NEW YORK — In an apparent effort to deflect criticism of cable subscriber rate increases, John Malone’s Tele-Communications Inc. on Thursday excoriated the National Football League for “depriving cable customers of product” by its practice of selling a package of out-of-market NFL games — exclusively — to the satellite distributor DirecTV.
Presiding over a conference call with the press Thursday to discuss a new round of rate increases to the company’s subscribers, Bob Thomson , senior VP for communications and policy planning for TCI, delivered an unusual public diatribe against the NFL. TCI and other cable operators, Thomson said, are “disadvantaged … we want access to the same NFL packages that our competitor has.”
Thomson accused the NFL of “being afraid to give out-of-market games to cable” because these cablecasts would “diminish and discredit” the games on broadcast TV. But meanwhile, TCI has lost 70,000 subscribers in the last year, many of them “high-end customers” who buy lots of sports packages, pay TV networks and pay-per-view movies.
A spokesman for the NFL acknowledged that Fox, NBC and ABC together have paid close to $4 billion for the most recent four-year deal to carry NFL games, giving them 800-pound gorilla status. “Our goal is to make as many NFL games available for free” on over-the-air TV, the spokesman said.
While cablecasts would hurt broadcast ratings, the NFL spokesman said, “DirecTV is minimal in the overall scheme of things,” its latest subscriber count hovering in the 2.4-million range. By contrast, households in close to 70% of the country are hooked up to cable.
The context of Thomson’s attack on the NFL was TCI’s defensiveness over the bad press that cable operators, led by TCI, always invite when they raise monthly prices to subscribers.
The price hike this time will factor out to an average of 6.8%, but Thomson says that figure is 35% below what TCI could’ve taken based on the maximum price allowed by Federal regulations.
In justifying the rise in prices, Thomson says the money TCI funnels to all the cable networks carried by its systems has climbed by double digits in each of the last four years, topping out with a 21.1% jump in 1996.
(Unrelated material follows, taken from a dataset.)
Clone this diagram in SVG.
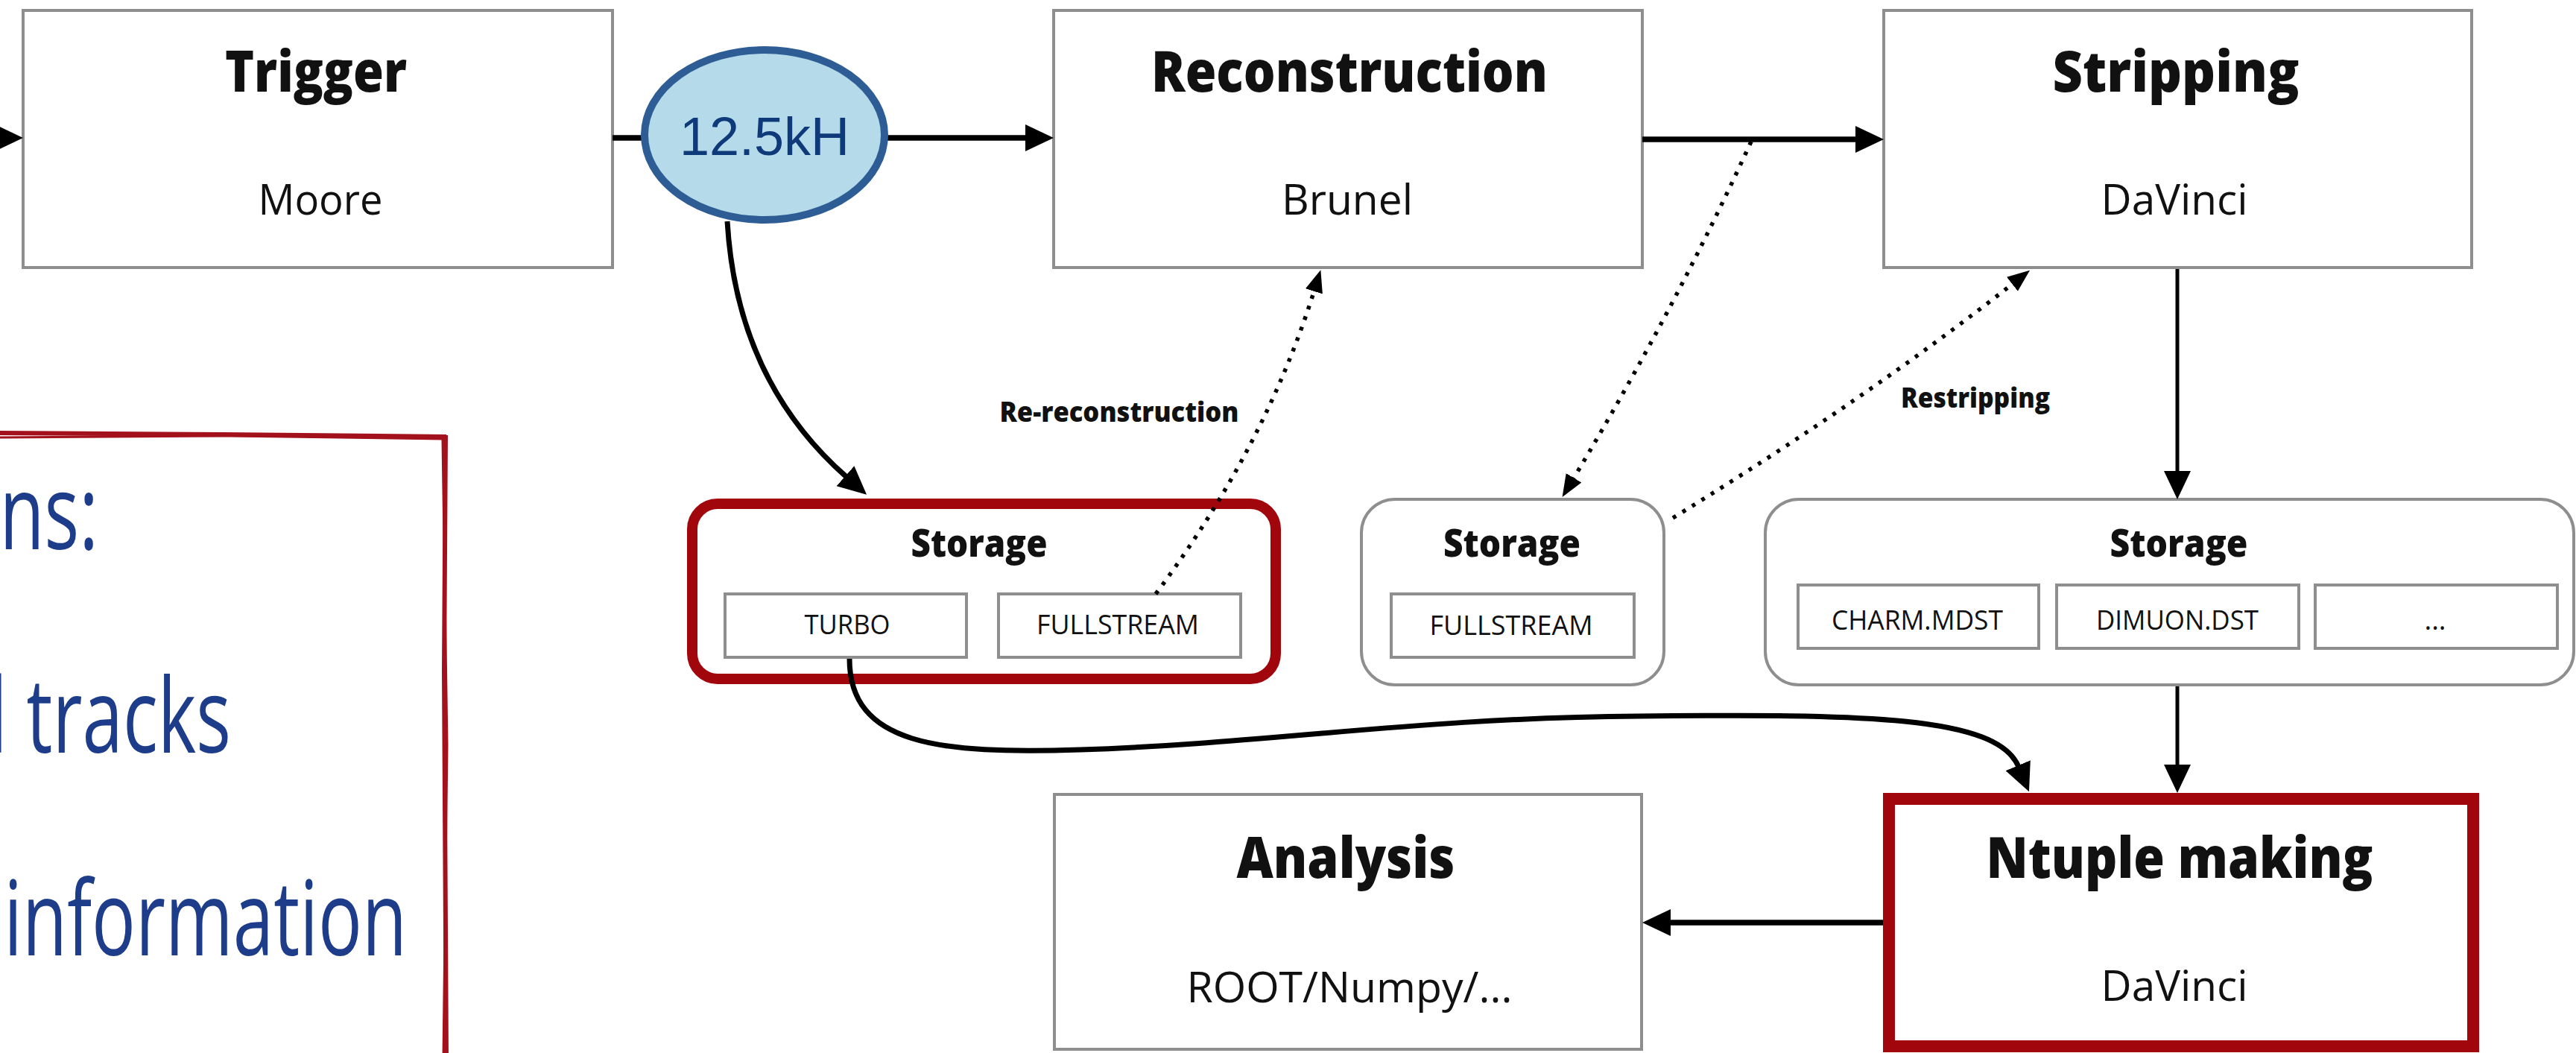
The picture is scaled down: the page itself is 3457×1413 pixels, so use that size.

But he went on to say that most of these costs were justified by “the fact that programming has become far more expensive to produce. We’re not seeing tractor pulls anymore on ESPN.”
The main problem with programming costs, Thomson said, is that just a handful of companies, led by Time Warner, Disney and Viacom, own almost all the mass-circulation cable networks. “They’re squeezing out independents like C-Span and the Weather Channel and leveraging their megaprogramming assets to get new programming services” on cable systems, even if there’s no demand from subscribers.
TCI also produced elaborate charts showing that TCI’s subscribers, on average, pay less than half the monthly subscriber fees pocketed by cable’s three main satellite competitors: DirecTV/USSB, Echostar and Prime-star.